Instructions for the task
Leaving out every picture, retype the lines below from the top through the one that contains "const dkoSem = [16.4, 1.7, 1.3];".

Supplied information
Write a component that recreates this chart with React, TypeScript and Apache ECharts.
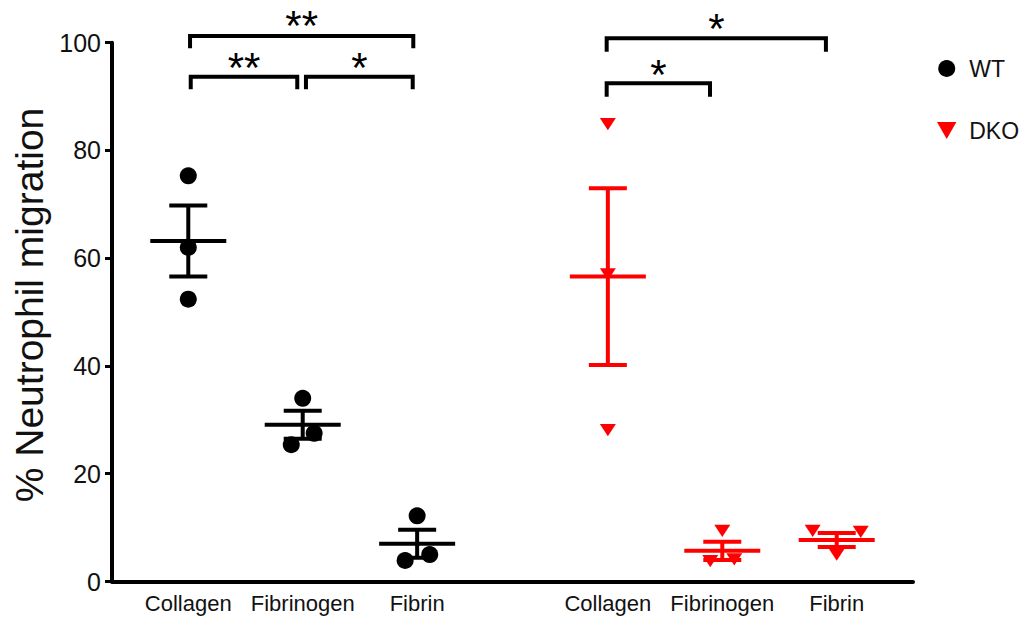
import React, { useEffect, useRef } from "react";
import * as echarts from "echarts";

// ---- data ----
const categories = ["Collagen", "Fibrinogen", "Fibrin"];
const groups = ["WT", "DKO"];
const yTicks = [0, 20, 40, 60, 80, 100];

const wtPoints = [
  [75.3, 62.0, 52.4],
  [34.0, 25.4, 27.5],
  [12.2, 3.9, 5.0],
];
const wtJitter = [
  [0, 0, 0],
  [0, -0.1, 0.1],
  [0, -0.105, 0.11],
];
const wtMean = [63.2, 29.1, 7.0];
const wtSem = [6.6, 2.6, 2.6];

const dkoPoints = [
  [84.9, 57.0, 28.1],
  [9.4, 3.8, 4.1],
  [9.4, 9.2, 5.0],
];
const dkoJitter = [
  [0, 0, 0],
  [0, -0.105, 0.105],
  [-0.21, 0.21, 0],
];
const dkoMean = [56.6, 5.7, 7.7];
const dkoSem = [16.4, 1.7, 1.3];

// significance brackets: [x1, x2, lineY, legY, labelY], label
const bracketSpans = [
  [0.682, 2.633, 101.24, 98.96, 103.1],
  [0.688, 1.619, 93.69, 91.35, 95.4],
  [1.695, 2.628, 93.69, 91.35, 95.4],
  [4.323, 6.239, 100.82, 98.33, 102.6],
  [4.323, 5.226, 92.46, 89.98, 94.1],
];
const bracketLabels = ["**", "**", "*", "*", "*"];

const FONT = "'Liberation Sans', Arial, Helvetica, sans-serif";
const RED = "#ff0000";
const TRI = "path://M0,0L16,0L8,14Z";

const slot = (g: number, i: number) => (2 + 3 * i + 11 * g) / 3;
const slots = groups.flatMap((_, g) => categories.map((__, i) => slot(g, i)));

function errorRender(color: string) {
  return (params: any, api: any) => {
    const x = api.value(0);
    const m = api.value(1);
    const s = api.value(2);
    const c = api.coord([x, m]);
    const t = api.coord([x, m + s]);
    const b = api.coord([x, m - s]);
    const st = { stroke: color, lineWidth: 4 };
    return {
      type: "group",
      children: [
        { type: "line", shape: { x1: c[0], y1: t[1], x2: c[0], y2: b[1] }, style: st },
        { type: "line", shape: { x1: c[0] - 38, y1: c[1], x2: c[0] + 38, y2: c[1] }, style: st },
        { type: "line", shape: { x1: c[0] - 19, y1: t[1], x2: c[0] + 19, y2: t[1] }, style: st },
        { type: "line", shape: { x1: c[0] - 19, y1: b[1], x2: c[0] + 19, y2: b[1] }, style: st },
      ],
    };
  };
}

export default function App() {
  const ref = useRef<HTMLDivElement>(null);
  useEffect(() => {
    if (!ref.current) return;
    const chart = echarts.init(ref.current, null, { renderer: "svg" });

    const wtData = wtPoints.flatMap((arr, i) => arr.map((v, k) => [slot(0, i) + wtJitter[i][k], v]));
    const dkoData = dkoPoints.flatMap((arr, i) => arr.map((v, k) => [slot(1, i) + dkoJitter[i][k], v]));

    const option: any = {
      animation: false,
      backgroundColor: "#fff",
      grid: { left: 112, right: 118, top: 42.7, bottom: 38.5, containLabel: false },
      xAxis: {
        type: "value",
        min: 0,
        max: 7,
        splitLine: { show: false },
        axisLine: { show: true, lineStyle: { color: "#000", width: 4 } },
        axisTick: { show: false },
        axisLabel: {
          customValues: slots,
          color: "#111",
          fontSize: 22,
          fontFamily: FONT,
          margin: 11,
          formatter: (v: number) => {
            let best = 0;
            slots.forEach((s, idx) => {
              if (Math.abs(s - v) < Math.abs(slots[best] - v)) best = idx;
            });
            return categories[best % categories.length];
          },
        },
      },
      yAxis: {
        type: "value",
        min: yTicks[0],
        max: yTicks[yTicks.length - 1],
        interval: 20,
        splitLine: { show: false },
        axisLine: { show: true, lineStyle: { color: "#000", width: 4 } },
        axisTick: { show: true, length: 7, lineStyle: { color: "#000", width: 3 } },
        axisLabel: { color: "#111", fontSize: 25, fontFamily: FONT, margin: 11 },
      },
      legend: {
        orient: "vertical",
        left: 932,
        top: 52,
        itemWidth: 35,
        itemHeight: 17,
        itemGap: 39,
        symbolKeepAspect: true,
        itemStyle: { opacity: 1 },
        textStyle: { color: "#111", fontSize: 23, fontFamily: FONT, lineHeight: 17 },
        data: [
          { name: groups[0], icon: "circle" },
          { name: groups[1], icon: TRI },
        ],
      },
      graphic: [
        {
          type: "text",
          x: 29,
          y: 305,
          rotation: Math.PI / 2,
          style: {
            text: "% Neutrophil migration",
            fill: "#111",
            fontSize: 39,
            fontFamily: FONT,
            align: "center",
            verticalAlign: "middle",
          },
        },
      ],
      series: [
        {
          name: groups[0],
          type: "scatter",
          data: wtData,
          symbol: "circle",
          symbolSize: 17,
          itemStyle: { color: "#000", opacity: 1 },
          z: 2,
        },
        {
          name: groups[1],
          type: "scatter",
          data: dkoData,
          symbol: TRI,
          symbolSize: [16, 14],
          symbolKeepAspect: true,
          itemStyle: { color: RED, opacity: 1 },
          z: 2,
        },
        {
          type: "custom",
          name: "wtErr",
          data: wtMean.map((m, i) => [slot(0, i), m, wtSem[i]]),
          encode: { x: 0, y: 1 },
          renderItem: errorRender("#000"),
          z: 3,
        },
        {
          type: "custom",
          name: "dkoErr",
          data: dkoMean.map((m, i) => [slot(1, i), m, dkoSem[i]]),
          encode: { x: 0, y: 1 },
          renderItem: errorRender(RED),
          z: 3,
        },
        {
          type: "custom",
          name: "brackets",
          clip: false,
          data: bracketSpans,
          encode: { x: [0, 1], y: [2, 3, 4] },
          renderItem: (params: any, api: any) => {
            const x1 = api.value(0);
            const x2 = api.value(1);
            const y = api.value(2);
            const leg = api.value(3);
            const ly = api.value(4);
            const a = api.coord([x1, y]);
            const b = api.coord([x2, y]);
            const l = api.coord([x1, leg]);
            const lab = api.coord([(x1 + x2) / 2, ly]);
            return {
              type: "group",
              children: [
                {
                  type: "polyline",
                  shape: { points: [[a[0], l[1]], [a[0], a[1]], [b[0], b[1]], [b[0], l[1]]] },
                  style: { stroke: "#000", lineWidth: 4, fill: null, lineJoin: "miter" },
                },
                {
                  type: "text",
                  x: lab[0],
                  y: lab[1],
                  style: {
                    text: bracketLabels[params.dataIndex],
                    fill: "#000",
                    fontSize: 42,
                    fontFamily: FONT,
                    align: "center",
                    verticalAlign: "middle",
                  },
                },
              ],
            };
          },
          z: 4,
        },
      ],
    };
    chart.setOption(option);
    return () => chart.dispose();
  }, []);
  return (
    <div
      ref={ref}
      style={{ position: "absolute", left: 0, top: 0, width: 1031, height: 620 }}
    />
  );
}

Correct answer
Write a component that recreates this chart with React, TypeScript and Apache ECharts.
import React, { useEffect, useRef } from "react";
import * as echarts from "echarts";

// ---- data ----
const categories = ["Collagen", "Fibrinogen", "Fibrin"];
const groups = ["WT", "DKO"];
const yTicks = [0, 20, 40, 60, 80, 100];

const wtPoints = [
  [75.3, 62.0, 52.4],
  [34.0, 25.4, 27.5],
  [12.2, 3.9, 5.0],
];
const wtJitter = [
  [0, 0, 0],
  [0, -0.1, 0.1],
  [0, -0.105, 0.11],
];
const wtMean = [63.2, 29.1, 7.0];
const wtSem = [6.6, 2.6, 2.6];

const dkoPoints = [
  [84.9, 57.0, 28.1],
  [9.4, 3.8, 4.1],
  [9.4, 9.2, 5.0],
];
const dkoJitter = [
  [0, 0, 0],
  [0, -0.105, 0.105],
  [-0.21, 0.21, 0],
];
const dkoMean = [56.6, 5.7, 7.7];
const dkoSem = [16.4, 1.7, 1.3];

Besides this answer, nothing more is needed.